→ **Listed records**
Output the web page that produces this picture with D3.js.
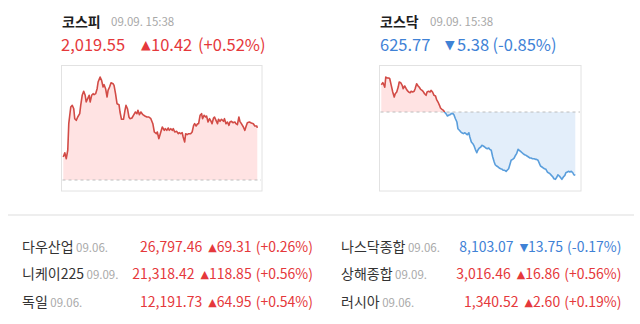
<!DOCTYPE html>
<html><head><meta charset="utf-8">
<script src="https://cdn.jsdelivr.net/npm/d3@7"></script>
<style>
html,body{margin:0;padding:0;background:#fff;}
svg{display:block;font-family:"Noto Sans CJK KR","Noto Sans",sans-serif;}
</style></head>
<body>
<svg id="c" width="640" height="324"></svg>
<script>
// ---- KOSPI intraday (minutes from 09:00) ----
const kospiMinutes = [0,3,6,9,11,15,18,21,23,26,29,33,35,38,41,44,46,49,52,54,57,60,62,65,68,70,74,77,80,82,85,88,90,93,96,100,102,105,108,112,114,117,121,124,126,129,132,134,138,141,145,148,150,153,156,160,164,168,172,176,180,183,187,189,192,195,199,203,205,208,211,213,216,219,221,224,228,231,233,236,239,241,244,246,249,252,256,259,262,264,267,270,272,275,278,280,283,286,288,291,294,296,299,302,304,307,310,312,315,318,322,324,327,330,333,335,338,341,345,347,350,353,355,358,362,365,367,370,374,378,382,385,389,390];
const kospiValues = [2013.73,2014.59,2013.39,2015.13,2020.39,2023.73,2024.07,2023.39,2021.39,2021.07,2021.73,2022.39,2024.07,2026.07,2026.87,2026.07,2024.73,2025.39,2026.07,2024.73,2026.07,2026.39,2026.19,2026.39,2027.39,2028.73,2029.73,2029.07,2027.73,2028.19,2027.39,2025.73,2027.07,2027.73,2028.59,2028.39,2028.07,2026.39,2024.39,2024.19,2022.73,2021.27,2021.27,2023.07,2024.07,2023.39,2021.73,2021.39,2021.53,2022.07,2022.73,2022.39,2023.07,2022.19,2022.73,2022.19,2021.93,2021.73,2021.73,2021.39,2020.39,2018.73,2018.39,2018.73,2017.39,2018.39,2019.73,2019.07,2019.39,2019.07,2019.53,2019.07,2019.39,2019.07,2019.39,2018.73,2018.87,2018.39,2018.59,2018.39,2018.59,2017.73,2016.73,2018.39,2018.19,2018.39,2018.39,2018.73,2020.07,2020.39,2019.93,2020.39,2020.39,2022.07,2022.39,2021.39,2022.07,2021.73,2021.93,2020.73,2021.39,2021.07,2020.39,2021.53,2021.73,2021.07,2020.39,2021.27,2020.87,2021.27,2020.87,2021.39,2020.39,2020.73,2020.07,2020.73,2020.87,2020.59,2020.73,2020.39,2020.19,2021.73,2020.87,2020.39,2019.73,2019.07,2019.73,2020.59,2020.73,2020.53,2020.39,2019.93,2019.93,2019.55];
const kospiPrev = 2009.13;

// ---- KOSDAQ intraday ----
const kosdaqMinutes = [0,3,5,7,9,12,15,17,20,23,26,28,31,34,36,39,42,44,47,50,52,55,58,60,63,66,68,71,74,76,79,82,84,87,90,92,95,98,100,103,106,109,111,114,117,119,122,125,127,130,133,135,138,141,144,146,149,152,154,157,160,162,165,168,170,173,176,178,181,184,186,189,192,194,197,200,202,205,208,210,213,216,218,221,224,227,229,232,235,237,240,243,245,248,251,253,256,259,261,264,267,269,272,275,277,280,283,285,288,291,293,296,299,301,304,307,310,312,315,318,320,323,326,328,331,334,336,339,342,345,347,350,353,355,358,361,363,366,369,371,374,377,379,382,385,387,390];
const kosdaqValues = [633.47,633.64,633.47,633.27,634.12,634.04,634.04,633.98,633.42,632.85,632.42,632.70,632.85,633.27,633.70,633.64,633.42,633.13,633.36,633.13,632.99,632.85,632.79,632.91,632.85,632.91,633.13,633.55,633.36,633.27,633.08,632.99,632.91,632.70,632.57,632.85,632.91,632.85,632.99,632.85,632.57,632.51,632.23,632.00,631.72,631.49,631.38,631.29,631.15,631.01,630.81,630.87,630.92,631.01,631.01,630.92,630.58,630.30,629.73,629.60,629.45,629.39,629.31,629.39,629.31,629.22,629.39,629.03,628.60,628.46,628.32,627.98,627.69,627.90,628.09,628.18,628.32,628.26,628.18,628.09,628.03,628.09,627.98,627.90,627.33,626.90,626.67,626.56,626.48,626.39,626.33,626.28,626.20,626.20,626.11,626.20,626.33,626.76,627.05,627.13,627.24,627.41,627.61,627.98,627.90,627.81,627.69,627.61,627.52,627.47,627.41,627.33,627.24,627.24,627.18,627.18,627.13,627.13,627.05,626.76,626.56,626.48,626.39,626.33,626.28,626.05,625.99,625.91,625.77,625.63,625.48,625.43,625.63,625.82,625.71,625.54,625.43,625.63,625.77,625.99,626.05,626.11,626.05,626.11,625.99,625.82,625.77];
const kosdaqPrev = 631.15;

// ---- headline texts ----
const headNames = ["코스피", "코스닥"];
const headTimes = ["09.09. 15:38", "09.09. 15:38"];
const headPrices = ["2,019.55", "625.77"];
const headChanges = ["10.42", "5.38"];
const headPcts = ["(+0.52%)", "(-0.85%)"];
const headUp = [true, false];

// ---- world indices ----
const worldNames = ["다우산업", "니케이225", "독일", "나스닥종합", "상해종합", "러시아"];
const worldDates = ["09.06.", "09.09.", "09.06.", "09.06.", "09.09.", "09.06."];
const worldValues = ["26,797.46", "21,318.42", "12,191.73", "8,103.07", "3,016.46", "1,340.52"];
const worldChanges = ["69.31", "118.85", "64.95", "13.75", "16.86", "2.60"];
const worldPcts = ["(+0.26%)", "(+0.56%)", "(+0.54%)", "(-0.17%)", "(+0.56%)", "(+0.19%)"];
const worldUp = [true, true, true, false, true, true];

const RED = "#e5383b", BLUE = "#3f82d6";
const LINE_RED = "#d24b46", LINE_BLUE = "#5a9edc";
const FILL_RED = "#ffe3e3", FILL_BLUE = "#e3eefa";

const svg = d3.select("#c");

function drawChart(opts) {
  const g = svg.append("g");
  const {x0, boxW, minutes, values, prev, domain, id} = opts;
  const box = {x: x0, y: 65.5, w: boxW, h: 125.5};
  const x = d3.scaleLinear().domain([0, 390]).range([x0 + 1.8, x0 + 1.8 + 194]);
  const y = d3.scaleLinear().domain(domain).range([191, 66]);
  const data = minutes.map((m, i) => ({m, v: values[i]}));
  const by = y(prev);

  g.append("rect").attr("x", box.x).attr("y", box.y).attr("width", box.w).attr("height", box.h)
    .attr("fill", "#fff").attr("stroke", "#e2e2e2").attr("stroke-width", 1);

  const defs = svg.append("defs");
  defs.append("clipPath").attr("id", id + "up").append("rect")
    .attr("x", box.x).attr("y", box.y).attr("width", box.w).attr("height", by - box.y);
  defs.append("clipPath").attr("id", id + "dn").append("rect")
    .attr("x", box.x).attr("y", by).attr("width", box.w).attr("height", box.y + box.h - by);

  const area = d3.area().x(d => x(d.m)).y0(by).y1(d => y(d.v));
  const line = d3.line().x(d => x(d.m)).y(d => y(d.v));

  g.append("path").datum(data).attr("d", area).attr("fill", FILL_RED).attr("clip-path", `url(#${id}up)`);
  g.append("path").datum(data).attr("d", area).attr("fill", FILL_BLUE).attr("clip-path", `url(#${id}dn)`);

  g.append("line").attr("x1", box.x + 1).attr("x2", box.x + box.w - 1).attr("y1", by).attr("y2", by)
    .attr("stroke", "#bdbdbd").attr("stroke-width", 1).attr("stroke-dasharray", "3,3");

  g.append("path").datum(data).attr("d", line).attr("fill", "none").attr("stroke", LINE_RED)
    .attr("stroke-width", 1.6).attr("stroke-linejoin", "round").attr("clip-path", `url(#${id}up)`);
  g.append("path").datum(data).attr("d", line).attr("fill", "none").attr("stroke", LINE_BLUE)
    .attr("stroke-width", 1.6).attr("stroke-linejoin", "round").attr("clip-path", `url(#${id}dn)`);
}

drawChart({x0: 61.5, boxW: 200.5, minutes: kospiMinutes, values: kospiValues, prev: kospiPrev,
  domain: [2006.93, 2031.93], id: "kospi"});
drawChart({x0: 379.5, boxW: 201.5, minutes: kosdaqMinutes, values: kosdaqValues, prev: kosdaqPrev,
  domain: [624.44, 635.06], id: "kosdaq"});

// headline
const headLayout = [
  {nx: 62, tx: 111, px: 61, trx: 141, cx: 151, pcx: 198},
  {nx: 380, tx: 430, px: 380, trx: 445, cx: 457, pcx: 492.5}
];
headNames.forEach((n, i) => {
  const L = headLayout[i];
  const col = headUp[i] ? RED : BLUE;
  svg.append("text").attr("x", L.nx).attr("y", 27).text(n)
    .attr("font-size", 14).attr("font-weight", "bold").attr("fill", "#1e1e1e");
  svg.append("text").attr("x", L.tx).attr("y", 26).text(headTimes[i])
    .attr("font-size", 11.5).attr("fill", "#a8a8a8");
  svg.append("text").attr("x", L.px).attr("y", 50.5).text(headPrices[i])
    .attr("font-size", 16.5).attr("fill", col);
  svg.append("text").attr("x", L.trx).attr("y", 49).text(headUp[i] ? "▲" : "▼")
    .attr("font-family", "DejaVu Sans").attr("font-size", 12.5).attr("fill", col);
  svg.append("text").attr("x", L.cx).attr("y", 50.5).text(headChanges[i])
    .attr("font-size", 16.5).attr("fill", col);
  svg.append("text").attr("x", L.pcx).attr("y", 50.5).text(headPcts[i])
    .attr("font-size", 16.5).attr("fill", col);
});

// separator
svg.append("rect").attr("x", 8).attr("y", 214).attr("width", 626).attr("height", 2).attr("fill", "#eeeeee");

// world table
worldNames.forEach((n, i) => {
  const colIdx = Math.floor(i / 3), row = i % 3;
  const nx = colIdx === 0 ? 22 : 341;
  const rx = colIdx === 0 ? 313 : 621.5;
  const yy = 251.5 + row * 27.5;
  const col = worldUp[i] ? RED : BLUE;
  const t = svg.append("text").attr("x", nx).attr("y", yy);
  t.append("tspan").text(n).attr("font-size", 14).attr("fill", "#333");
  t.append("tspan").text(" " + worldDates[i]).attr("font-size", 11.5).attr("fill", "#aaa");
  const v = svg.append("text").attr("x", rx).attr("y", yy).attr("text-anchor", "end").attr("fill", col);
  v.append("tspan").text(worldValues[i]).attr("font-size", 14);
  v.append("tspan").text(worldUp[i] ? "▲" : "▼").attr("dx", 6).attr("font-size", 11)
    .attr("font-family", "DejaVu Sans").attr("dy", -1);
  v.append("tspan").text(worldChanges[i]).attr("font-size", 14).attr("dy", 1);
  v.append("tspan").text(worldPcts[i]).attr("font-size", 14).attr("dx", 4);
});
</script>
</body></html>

==

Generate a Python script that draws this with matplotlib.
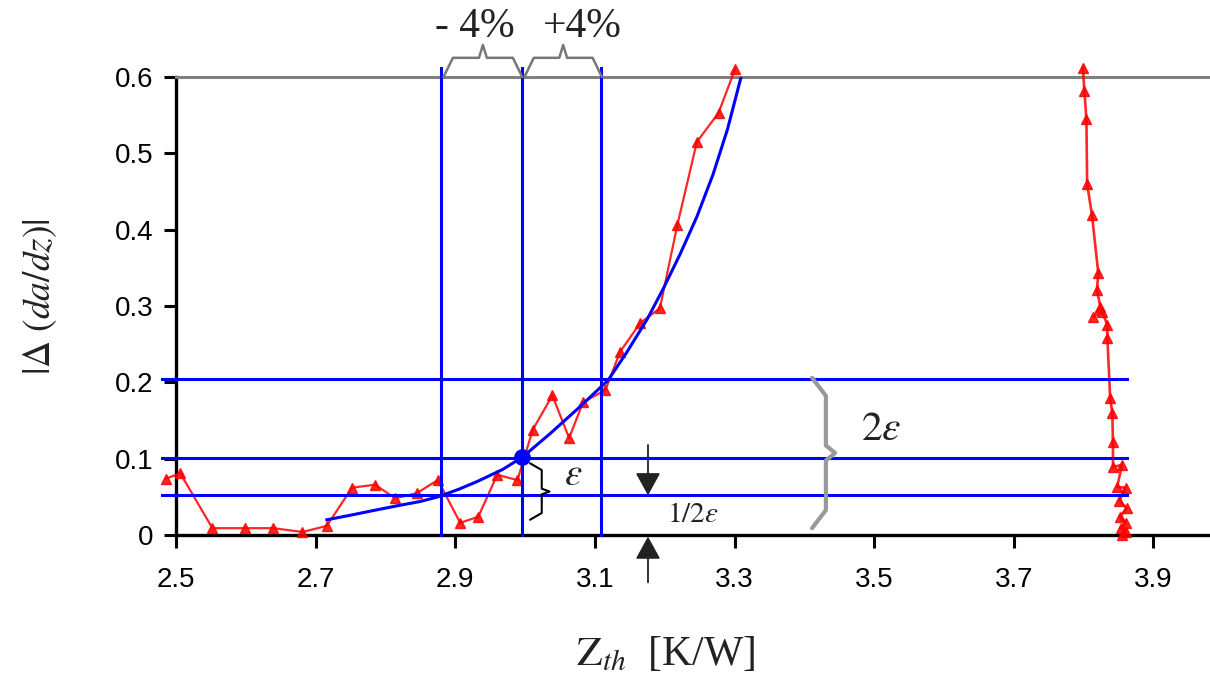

---

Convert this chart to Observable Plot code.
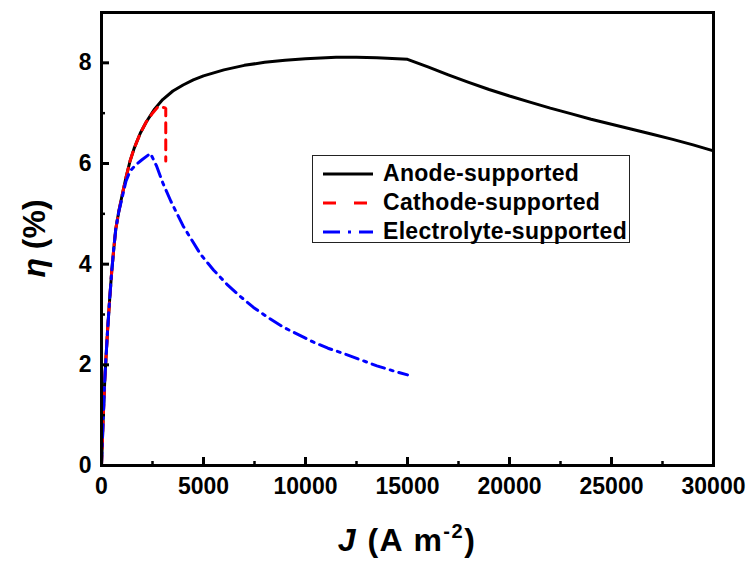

→ **Aim of the exercise**
Only the count is wanted: report how many lines of the material above hold the word "that".

→ **Answer to this problem**
2